Re: [RFC] killing the NR_IRQS arrays.

From: Eric W. Biederman
Date: Sun Feb 18 2007 - 01:31:48 EST

Benjamin Herrenschmidt <benh@xxxxxxxxxxxxxxxxxxx> writes:

> On Sat, 2007-02-17 at 02:06 -0700, Eric W. Biederman wrote:

> However, PowerPC is a good example because it has such a diversity of
> very different hardware setups to deal with, ranging from the multiple
> layers of cascading controllers all over the place, to interrupts
> packets encoding vector/target etc... a bit like x86 on cell, to
> hypervisors providing a single giant number space etc etc etc...
> Thus, it is extremely likely that something that works well for PowerPC
> (or for ARM for that matter as it's probably as a "colorful" environment
> as PowerPC is) will end up being useful for others.

Sure I agree. Part of what I'm trying to say is that it appears
that basic interrupt handling assumptions seem to be inherent to the
architectures. And as much as it surprises me because of basic
assumptions I don't think there is any architecture with every flavor
of color.

>> I have a version of the x86 code with a partial conversion done and
>> I didn't need a reverse mapping. What you call the hardware interrupt
>> number never happens to be interesting to me after the system is setup.
> Because you have the ability to tell your PIC to give you your "linux"
> interrupt number when actually sending the interrupt to the processor ?
> You need a way to get to the irq_desc * when getting an IRQ, either you
> have a way to map HW numbers back to irq_desc * in sofrware, or your HW
> allows you to do it.

I don't think is totally foreign, but in essence I have two kinds of
hardware number. An (apic, pin) pair that I need when talking to
the hardware itself and a (cpu, vector) pair that I use when handling
an interrupt. The vector number has never been the linux irq number
but at times it has only needed a simple offset adjustment. Now that
we are having to handle bigger cases only the (apic, pin) pairs that
are actually used get a (cpumask_t, vector) assigned to them.

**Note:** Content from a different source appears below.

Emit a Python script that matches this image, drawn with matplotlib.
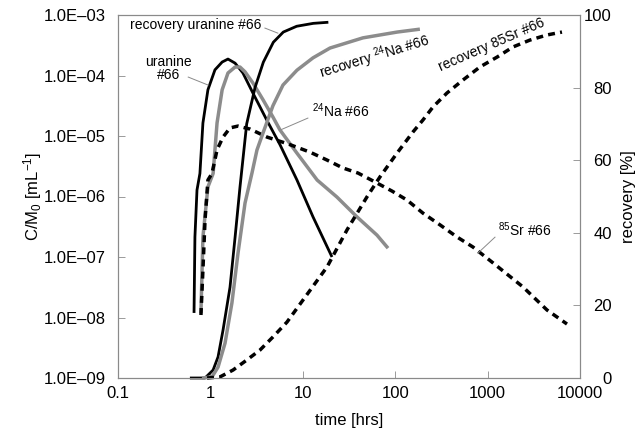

It may be that the only difference from the cell is that I have a very
small vector number I have to cope with instead of being able to tell
the irq controller to give me something immediately useful.

> I'm saying that if we're going to change the IRQ stuff that deeply, it
> would be nice if we looked into some of that stuff I've done that I
> beleive would be of use for other archs.


For the first pass when I do the genirq conversion passing struct
irq_desc *irq instead of unsigned int irq, I should be able to
do something stupid and correct on all of the architectures. When
the start taking advantage of the new freedom though generic helpers
can be good.

> I found it overall very useful to have a generic remapping core and have
> cascaded PIC setups have a numbering domain local to a given PIC (pretty
> much, a domain != an irq_chip) and I'm convinced it would make life
> easier for archs with similar setups. The remapping core also shows its
> usefulness on archs with very big interrupt numbers, like sparc or
> pSeries ppc, and possibly others.

Except for the what appears to be instability of the irq numbers on
simpler configurations I don't have a problem with it.

> Now, I -do- have a problem with one aspect of your proposed design which
> is to keep the "linux" interrupt number in the generic irq_desc, which I
> think defeats most of the purpose of moving away from those linux irq
> numbers. If you do so, then I'll have to keep a separate remapping layer
> and keep a mecanism for virtualizing linux numbers.

Until we find a solution for the user space side of things we seem to
need the unsigned int irq number for user space. Now I don't want
people mapping back and forth which is why I don't intend to provide a
reverse function.

But of course there will be a for_each_irq in the genirq layer so if
people really want to they will be able to go from the linux irq to
an irq_desc. But we don't have to export that generically (except
possibly something for the isa irqs).